## The problem
Print, word for word, the opening line of the data below and every line after it through the line that contains "return (H - B - (sy - OFF)) / PH", but not the pictures.

## Given material
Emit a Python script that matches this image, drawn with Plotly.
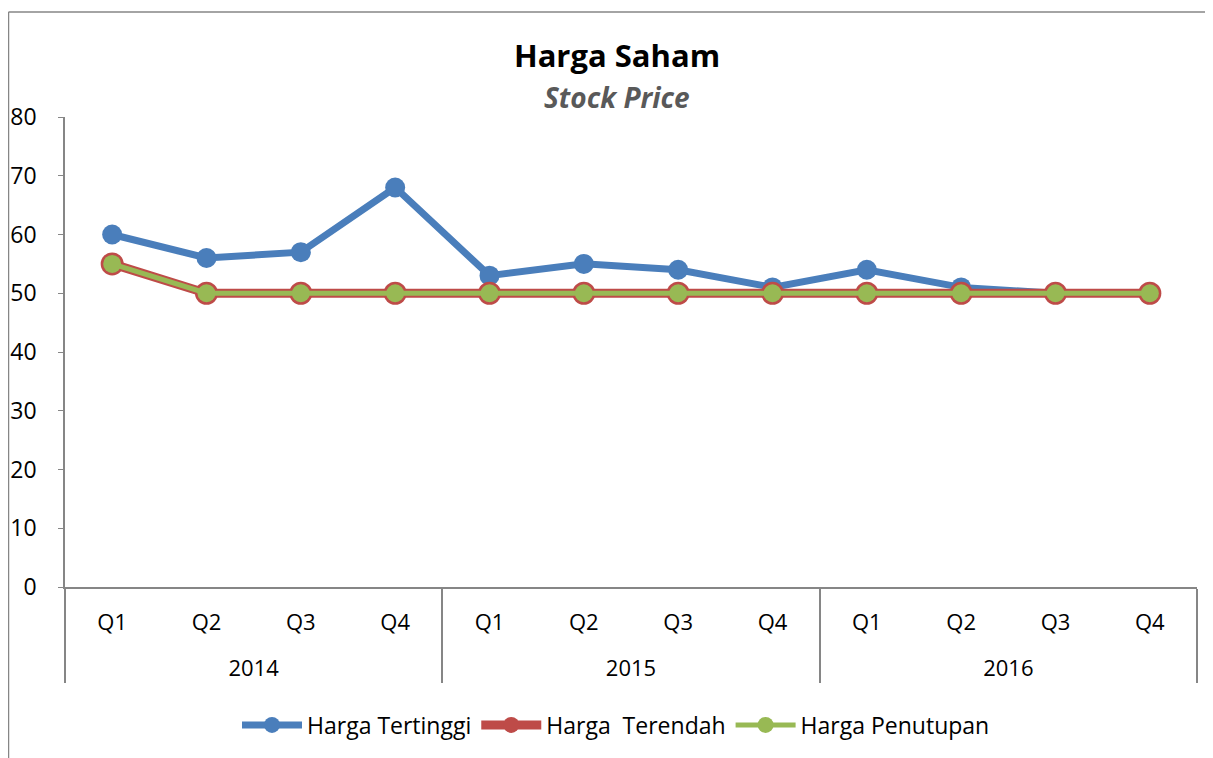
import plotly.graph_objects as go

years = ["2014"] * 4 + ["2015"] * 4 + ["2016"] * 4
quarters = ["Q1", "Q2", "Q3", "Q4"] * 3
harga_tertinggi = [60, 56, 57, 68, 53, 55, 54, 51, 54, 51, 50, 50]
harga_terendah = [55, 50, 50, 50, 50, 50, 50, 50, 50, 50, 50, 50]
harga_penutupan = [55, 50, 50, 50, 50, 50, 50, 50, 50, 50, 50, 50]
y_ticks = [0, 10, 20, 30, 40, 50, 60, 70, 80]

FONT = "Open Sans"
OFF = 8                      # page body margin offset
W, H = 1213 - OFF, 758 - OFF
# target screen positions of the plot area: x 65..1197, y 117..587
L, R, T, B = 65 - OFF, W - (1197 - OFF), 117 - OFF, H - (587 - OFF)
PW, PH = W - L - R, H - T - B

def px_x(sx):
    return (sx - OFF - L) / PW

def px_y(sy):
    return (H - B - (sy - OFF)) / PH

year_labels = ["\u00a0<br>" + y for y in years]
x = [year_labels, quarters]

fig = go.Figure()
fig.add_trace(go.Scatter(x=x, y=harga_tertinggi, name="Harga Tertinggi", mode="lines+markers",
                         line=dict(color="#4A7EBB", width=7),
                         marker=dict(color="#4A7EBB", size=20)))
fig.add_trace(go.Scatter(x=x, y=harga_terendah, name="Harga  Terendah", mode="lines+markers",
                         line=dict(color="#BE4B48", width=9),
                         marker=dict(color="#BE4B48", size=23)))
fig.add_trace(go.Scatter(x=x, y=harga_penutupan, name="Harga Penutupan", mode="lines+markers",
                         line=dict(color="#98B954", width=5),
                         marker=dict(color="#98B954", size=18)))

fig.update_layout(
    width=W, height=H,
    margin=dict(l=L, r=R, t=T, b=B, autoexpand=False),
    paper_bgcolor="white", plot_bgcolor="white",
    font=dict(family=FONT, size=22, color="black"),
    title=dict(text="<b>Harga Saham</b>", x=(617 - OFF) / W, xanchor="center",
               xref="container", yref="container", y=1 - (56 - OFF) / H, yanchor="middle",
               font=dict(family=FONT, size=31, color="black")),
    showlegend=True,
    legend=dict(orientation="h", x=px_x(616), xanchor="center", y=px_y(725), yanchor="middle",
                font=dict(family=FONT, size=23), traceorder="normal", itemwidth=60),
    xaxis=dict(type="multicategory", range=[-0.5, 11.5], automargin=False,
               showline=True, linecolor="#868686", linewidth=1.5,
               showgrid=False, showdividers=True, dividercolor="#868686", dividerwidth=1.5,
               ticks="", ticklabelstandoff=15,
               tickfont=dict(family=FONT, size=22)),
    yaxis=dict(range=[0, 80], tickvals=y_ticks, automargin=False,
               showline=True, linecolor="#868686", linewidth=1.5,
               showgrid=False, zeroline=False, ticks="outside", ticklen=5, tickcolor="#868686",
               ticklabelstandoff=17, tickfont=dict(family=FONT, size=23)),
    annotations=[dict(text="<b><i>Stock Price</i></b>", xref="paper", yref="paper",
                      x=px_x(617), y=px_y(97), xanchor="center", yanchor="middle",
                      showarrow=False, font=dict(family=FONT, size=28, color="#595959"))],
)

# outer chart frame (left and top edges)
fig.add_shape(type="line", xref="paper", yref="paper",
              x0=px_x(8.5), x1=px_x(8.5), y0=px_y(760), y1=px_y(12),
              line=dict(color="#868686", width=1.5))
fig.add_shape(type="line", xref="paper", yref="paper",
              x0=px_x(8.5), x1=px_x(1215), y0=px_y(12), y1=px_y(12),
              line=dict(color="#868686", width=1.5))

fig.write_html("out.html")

## Exercise solution
Emit a Python script that matches this image, drawn with Plotly.
import plotly.graph_objects as go

years = ["2014"] * 4 + ["2015"] * 4 + ["2016"] * 4
quarters = ["Q1", "Q2", "Q3", "Q4"] * 3
harga_tertinggi = [60, 56, 57, 68, 53, 55, 54, 51, 54, 51, 50, 50]
harga_terendah = [55, 50, 50, 50, 50, 50, 50, 50, 50, 50, 50, 50]
harga_penutupan = [55, 50, 50, 50, 50, 50, 50, 50, 50, 50, 50, 50]
y_ticks = [0, 10, 20, 30, 40, 50, 60, 70, 80]

FONT = "Open Sans"
OFF = 8                      # page body margin offset
W, H = 1213 - OFF, 758 - OFF
# target screen positions of the plot area: x 65..1197, y 117..587
L, R, T, B = 65 - OFF, W - (1197 - OFF), 117 - OFF, H - (587 - OFF)
PW, PH = W - L - R, H - T - B

def px_x(sx):
    return (sx - OFF - L) / PW

def px_y(sy):
    return (H - B - (sy - OFF)) / PH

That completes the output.